Panorama
 
 
 
 
 

TIME TO GET TOUGH ON ALIEN SPECIES


Environmental Panorama
International
May of 2009


By Achim Steiner, UN Under-Secretary General and Executive Director, UN Environment Programme (UNEP)

22 May 2009 - International Biological Diversity Day 2009 spotlights perhaps one of the least know threats to biodiversity and economies-alien invasive species.

Some governments such as New Zealand are facing up to the challenge with tough customs controls on foreign plants and animals.

Others such as South Africa have well-funded eradication programmes. But far too many countries have failed to grasp the threat or are far too casual in their response.

This is a mistake of profound environmental and economic proportions. By some estimates alien invasive species may be costing the global economy $1.4 trillion or more while representing a further challenge to the poverty-related UN Millennium Development Goals.

So where are they coming from? In HG Wells' celebrated sci-fi saga, "The War of the Worlds" aliens invaded in space ships to wreak havoc and mayhem.

In the real world they are spread from one Continent to another via the global agricultural, horticultural and pet trades or by hitchhiking lifts in ballast water and on ship's hulls.

Free from natural predators and checks and balances, alien invasive spaces can explode in numbers in their new homes ousting native species, clogging waterways and power station intakes, bringing novel infections including viruses and bacteria, poisoning soils and damaging farmland.

Take water hyacinth. A native of the Amazon basin, it was brought to Continents like Africa to decorate ornamental ponds with its attractive violet flowers.

But there is nothing attractive about its impacts on Lake Victoria where it is thought to have arrived in around 11000 down the Kigera River from Rwanda and Burundi.

Hyacinth can explode into a floating blanket, affecting shipping, reducing fish catches, hampering electricity generation and human health.

Annual costs to the Ugandan economy alone may be $112 million. The plant has now invaded more than 50 countries world-wide.

In sub-Saharan Africa, the invasive witchweed is responsible for annual maize losses amounting to US$7 billion: overall losses to aliens may amount to over $12 billion in respect to Africa's eight principle crops.

The challenge is both a developed and developing economy one and the more scientists look at the issue the more concerned they become.

In the United States researchers believe they now know why a weed from Europe - garlic mustard - is damaging native hardwoods. The alien produces a poison which kills native fungi which the trees need to grow.

The scale is perhaps only now unfolding.
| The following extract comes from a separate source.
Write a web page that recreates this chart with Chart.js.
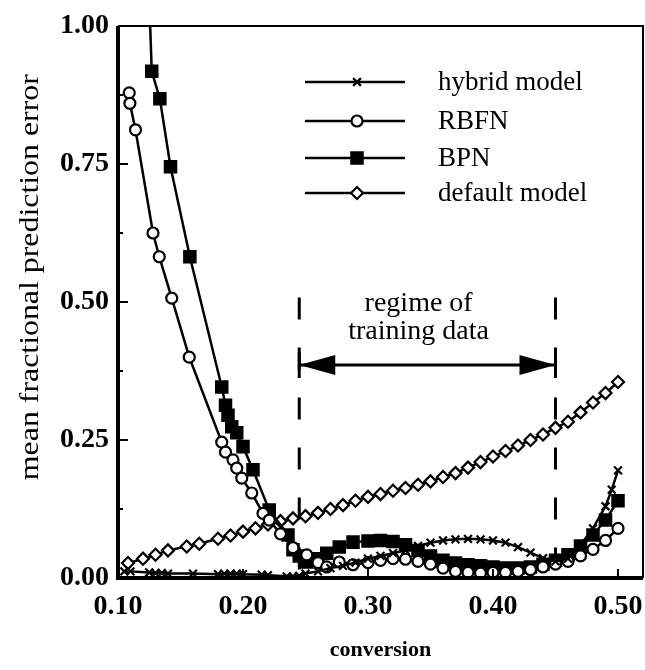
<!DOCTYPE html>
<html>
<head>
<meta charset="utf-8">
<script src="https://cdn.jsdelivr.net/npm/chart.js@4.4.0/dist/chart.umd.min.js"></script>
<style>
html, body { margin: 0; padding: 0; background: #fff; }
</style>
</head>
<body>
<canvas id="chart" width="645" height="670"></canvas>
<script>
// conversion values (x) and mean fractional prediction error (y)
let hybridX = [0.105, 0.11, 0.125, 0.13, 0.135, 0.14, 0.16, 0.18, 0.185, 0.19, 0.195, 0.20, 0.215, 0.22, 0.235, 0.24, 0.245,
    0.25, 0.26, 0.27, 0.28, 0.29, 0.30, 0.31, 0.32, 0.33, 0.34, 0.35, 0.36, 0.37, 0.38, 0.39, 0.40, 0.41, 0.42, 0.43, 0.44,
    0.45, 0.46, 0.47, 0.48, 0.49, 0.495, 0.50];
let hybridY = [0.012, 0.012, 0.010, 0.009, 0.009, 0.008, 0.008, 0.007, 0.008, 0.008, 0.008, 0.007, 0.006, 0.005, 0.003, 0.003, 0.004,
    0.008, 0.012, 0.018, 0.022, 0.028, 0.035, 0.040, 0.045, 0.050, 0.058, 0.064, 0.068, 0.070, 0.071, 0.070, 0.068, 0.064, 0.056, 0.046, 0.036,
    0.030, 0.035, 0.060, 0.090, 0.130, 0.160, 0.195];

let rbfnX = [0.109, 0.1095, 0.114, 0.128, 0.133, 0.143, 0.157, 0.183, 0.186, 0.192, 0.195, 0.199, 0.207, 0.216, 0.221, 0.23, 0.24,
    0.251, 0.26, 0.267, 0.277, 0.288, 0.30, 0.31, 0.32, 0.33, 0.34, 0.35, 0.36, 0.37, 0.38, 0.39, 0.40, 0.41, 0.42, 0.43, 0.44,
    0.45, 0.46, 0.47, 0.48, 0.49, 0.50];
let rbfnY = [0.879, 0.860, 0.812, 0.625, 0.582, 0.507, 0.400, 0.246, 0.228, 0.214, 0.199, 0.181, 0.154, 0.117, 0.105, 0.080, 0.055,
    0.042, 0.028, 0.020, 0.029, 0.024, 0.028, 0.032, 0.035, 0.034, 0.030, 0.025, 0.018, 0.012, 0.010, 0.009, 0.010, 0.010, 0.012, 0.015, 0.020,
    0.025, 0.030, 0.040, 0.052, 0.068, 0.090];

let bpnX = [0.1245, 0.127, 0.1335, 0.142, 0.1575, 0.183, 0.186, 0.188, 0.191, 0.195, 0.200, 0.208, 0.221, 0.236, 0.240, 0.245,
    0.251, 0.26, 0.267, 0.277, 0.288, 0.30, 0.31, 0.32, 0.33, 0.34, 0.35, 0.36, 0.37, 0.38, 0.39, 0.40, 0.41, 0.42, 0.43, 0.44,
    0.45, 0.46, 0.47, 0.48, 0.49, 0.50];
let bpnY = [1.08, 0.918, 0.868, 0.745, 0.582, 0.346, 0.313, 0.295, 0.274, 0.263, 0.238, 0.196, 0.123, 0.078, 0.051, 0.040,
    0.029, 0.035, 0.045, 0.056, 0.065, 0.067, 0.068, 0.066, 0.060, 0.050, 0.040, 0.032, 0.027, 0.024, 0.022, 0.020, 0.018, 0.018, 0.020, 0.025,
    0.032, 0.042, 0.058, 0.078, 0.105, 0.140];

let defaultX = [0.108, 0.12, 0.13, 0.14, 0.155, 0.165, 0.18, 0.19, 0.20, 0.21, 0.22, 0.23, 0.24, 0.25, 0.26, 0.27, 0.28, 0.29,
    0.30, 0.31, 0.32, 0.33, 0.34, 0.35, 0.36, 0.37, 0.38, 0.39, 0.40, 0.41, 0.42, 0.43, 0.44, 0.45, 0.46, 0.47, 0.48, 0.49, 0.50];
let defaultY = [0.027, 0.035, 0.042, 0.050, 0.057, 0.062, 0.071, 0.077, 0.084, 0.090, 0.097, 0.103, 0.108, 0.112, 0.118, 0.125, 0.132, 0.140,
    0.147, 0.152, 0.158, 0.163, 0.169, 0.175, 0.183, 0.190, 0.200, 0.210, 0.220, 0.230, 0.240, 0.250, 0.260, 0.272, 0.283, 0.300, 0.318, 0.335, 0.355];

let seriesNames = ['hybrid model', 'RBFN', 'BPN', 'default model'];
let xTicks = [0.10, 0.20, 0.30, 0.40, 0.50];
let yTicks = [0.00, 0.25, 0.50, 0.75, 1.00];
let regimeBounds = [0.245, 0.45];

const serif = "'Liberation Serif', 'Times New Roman', serif";

function points(xs, ys) {
    return xs.map((x, i) => ({ x: x, y: ys[i] }));
}

function series(name, xs, ys, style, radius, fill) {
    return {
        label: name,
        data: points(xs, ys),
        borderColor: '#000',
        borderWidth: 2.5,
        pointStyle: style,
        pointRadius: radius,
        pointBorderWidth: 2.2,
        pointBorderColor: '#000',
        pointBackgroundColor: fill,
        tension: 0
    };
}

let datasets = [
    series(seriesNames[0], hybridX, hybridY, 'crossRot', 5.5, '#000'),
    series(seriesNames[1], rbfnX, rbfnY, 'circle', 5.5, '#fff'),
    series(seriesNames[2], bpnX, bpnY, 'rect', 8, '#000'),
    series(seriesNames[3], defaultX, defaultY, 'rectRot', 6, '#fff')
];

// simple marker drawing for the legend
function marker(ctx, ds, x, y) {
    let r = ds.pointRadius;
    ctx.save();
    ctx.lineWidth = ds.pointBorderWidth;
    ctx.strokeStyle = '#000';
    ctx.fillStyle = ds.pointBackgroundColor;
    ctx.beginPath();
    if (ds.pointStyle === 'circle') {
        ctx.arc(x, y, r, 0, Math.PI * 2);
        ctx.fill(); ctx.stroke();
    } else if (ds.pointStyle === 'rect') {
        let s = r * Math.SQRT1_2;
        ctx.rect(x - s, y - s, 2 * s, 2 * s);
        ctx.fill(); ctx.stroke();
    } else if (ds.pointStyle === 'rectRot') {
        ctx.moveTo(x - r, y); ctx.lineTo(x, y - r); ctx.lineTo(x + r, y); ctx.lineTo(x, y + r);
        ctx.closePath();
        ctx.fill(); ctx.stroke();
    } else {
        let s = r * Math.SQRT1_2;
        ctx.moveTo(x - s, y - s); ctx.lineTo(x + s, y + s);
        ctx.moveTo(x + s, y - s); ctx.lineTo(x - s, y + s);
        ctx.stroke();
    }
    ctx.restore();
}

// dashed regime lines, arrow and its label
const regimePlugin = {
    id: 'regime',
    beforeDatasetsDraw(chart) {
        const ctx = chart.ctx;
        const xs = chart.scales.x, ys = chart.scales.y;
        const x1 = xs.getPixelForValue(regimeBounds[0]);
        const x2 = xs.getPixelForValue(regimeBounds[1]);
        ctx.save();
        ctx.strokeStyle = '#000';
        ctx.lineWidth = 3;
        ctx.setLineDash([22, 28]);
        [x1, x2].forEach(x => {
            ctx.beginPath();
            ctx.moveTo(x, ys.getPixelForValue(0.508));
            ctx.lineTo(x, ys.getPixelForValue(0.012));
            ctx.stroke();
        });
        ctx.setLineDash([]);
        const ay = ys.getPixelForValue(0.386);
        ctx.beginPath();
        ctx.moveTo(x1, ay); ctx.lineTo(x2, ay);
        ctx.stroke();
        ctx.beginPath();
        ctx.moveTo(x1, ay - 13); ctx.lineTo(x1, ay + 13);
        ctx.moveTo(x2, ay - 13); ctx.lineTo(x2, ay + 13);
        ctx.stroke();
        ctx.fillStyle = '#000';
        ctx.beginPath();
        ctx.moveTo(x1, ay); ctx.lineTo(x1 + 36, ay - 10); ctx.lineTo(x1 + 36, ay + 10); ctx.closePath();
        ctx.moveTo(x2, ay); ctx.lineTo(x2 - 36, ay - 10); ctx.lineTo(x2 - 36, ay + 10); ctx.closePath();
        ctx.fill();
        ctx.font = '28px ' + serif;
        ctx.textAlign = 'center';
        ctx.textBaseline = 'middle';
        const tx = xs.getPixelForValue(0.3405);
        ctx.fillText('regime of', tx, ys.getPixelForValue(0.497));
        ctx.fillText('training data', tx, ys.getPixelForValue(0.446));
        ctx.restore();
    }
};

// frame, inward ticks, y title and the legend
const framePlugin = {
    id: 'frame',
    afterDraw(chart) {
        const ctx = chart.ctx;
        const a = chart.chartArea;
        const xs = chart.scales.x, ys = chart.scales.y;
        ctx.save();
        ctx.strokeStyle = '#000';
        ctx.lineWidth = 2;
        ctx.beginPath();
        ctx.moveTo(a.left, a.top); ctx.lineTo(a.right, a.top); ctx.lineTo(a.right, a.bottom);
        ctx.stroke();
        ctx.lineWidth = 4;
        ctx.beginPath();
        ctx.moveTo(a.left, a.top); ctx.lineTo(a.left, a.bottom); ctx.lineTo(a.right, a.bottom);
        ctx.stroke();
        ctx.lineWidth = 2;
        ctx.beginPath();
        for (let v = 0; v <= 1.0001; v += 0.125) {
            const y = ys.getPixelForValue(v);
            const major = Math.abs(v / 0.25 - Math.round(v / 0.25)) < 1e-6;
            ctx.moveTo(a.left, y); ctx.lineTo(a.left + (major ? 10 : 5), y);
        }
        xTicks.forEach(v => {
            const x = xs.getPixelForValue(v);
            ctx.moveTo(x, a.bottom); ctx.lineTo(x, a.bottom - 9);
        });
        ctx.stroke();

        // y axis title, a little stretched along its length like the original
        ctx.save();
        ctx.translate(31, ys.getPixelForValue(0.545));
        ctx.rotate(-Math.PI / 2);
        ctx.scale(1.18, 1);
        ctx.font = '27px ' + serif;
        ctx.fillStyle = '#000';
        ctx.textAlign = 'center';
        ctx.textBaseline = 'middle';
        ctx.fillText('mean fractional prediction error', 0, 0);
        ctx.restore();

        // legend
        ctx.font = '27px ' + serif;
        ctx.fillStyle = '#000';
        ctx.textAlign = 'left';
        ctx.textBaseline = 'middle';
        const rows = [82, 121, 158, 193];
        chart.data.datasets.forEach((ds, i) => {
            const y = rows[i];
            ctx.lineWidth = 2.5;
            ctx.beginPath();
            ctx.moveTo(305, y); ctx.lineTo(405, y);
            ctx.stroke();
            marker(ctx, ds, 357, y);
            ctx.fillText(ds.label, 438, y + 1);
        });
        ctx.restore();
    }
};

const ctx = document.getElementById('chart').getContext('2d');
const chart = new Chart(ctx, {
    type: 'line',
    data: { datasets: datasets },
    options: {
        responsive: false,
        animation: false,
        layout: { autoPadding: false, padding: { top: 26, right: 2, left: 0, bottom: 0 } },
        plugins: {
            legend: { display: false },
            tooltip: { enabled: false }
        },
        scales: {
            x: {
                type: 'linear',
                min: 0.1,
                max: 0.52,
                grid: { display: false, drawTicks: false },
                border: { display: false },
                afterFit: s => { s.height = 92; s.paddingLeft = 0; s.paddingRight = 0; },
                ticks: {
                    stepSize: 0.1,
                    includeBounds: false,
                    padding: 12,
                    color: '#000',
                    font: { family: serif, size: 28, weight: 'bold' },
                    callback: v => v.toFixed(2)
                },
                title: {
                    display: true,
                    text: 'conversion',
                    color: '#000',
                    font: { family: serif, size: 22, weight: 'bold' },
                    padding: { top: 0, bottom: 6 }
                }
            },
            y: {
                min: 0,
                max: 1,
                grid: { display: false, drawTicks: false },
                border: { display: false },
                afterFit: s => { s.width = 118; s.paddingTop = 0; s.paddingBottom = 0; },
                ticks: {
                    stepSize: 0.25,
                    padding: 9,
                    color: '#000',
                    font: { family: serif, size: 28, weight: 'bold' },
                    callback: v => v.toFixed(2)
                }
            }
        }
    },
    plugins: [regimePlugin, framePlugin]
});
</script>
</body>
</html>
One of the most comprehensive Continent-wide assessments to date has just been completed.

The Delivering Alien Species Inventories for Europe or DAISIE says there are now 11,000 invaders in Europe of which 15 per cent cause economic damage and threaten native flora and fauna.

Globalization and international trade will, when the economy recovers, increase the chances of new aliens to travel from one part of the world to another.

Meanwhile climate change is likely to favour some alien species currently constrained by local temperatures.

Scientists have termed them 'sleepers'-foreign agents who become embedded in a community to be activated some years later. Introduced rainbow trout into the UK is a case in point.

In War of the Worlds the Martians are defeated by an Earthly infection - perhaps a bout of flu - to which they have no resistance. Real world aliens are often made of sterner stuff.

Improved international cooperation through the UNEP-linked Convention on Biological Diversity is needed and stepped up support for the Global Invasive Species Programme.

Important too to boost the capacity of the responsible national customs and quarantine agencies, especially in developing countries and to accelerate via the UN's International Maritime Organization.

Preventing alien species entering a new country is going to be demonstrably cheaper than the cure of trying to eradicate a well-entrenched species.

Alien invasive species have for too long been given a free ride - raising awareness among policy-makers and the public and accelerating a comprehensive response is long overdue.

The DAISIE network of scientists is clear. Inaction "is becoming increasingly disastrous for Europe's biodiversity, health and economy". They could be speaking for the whole world.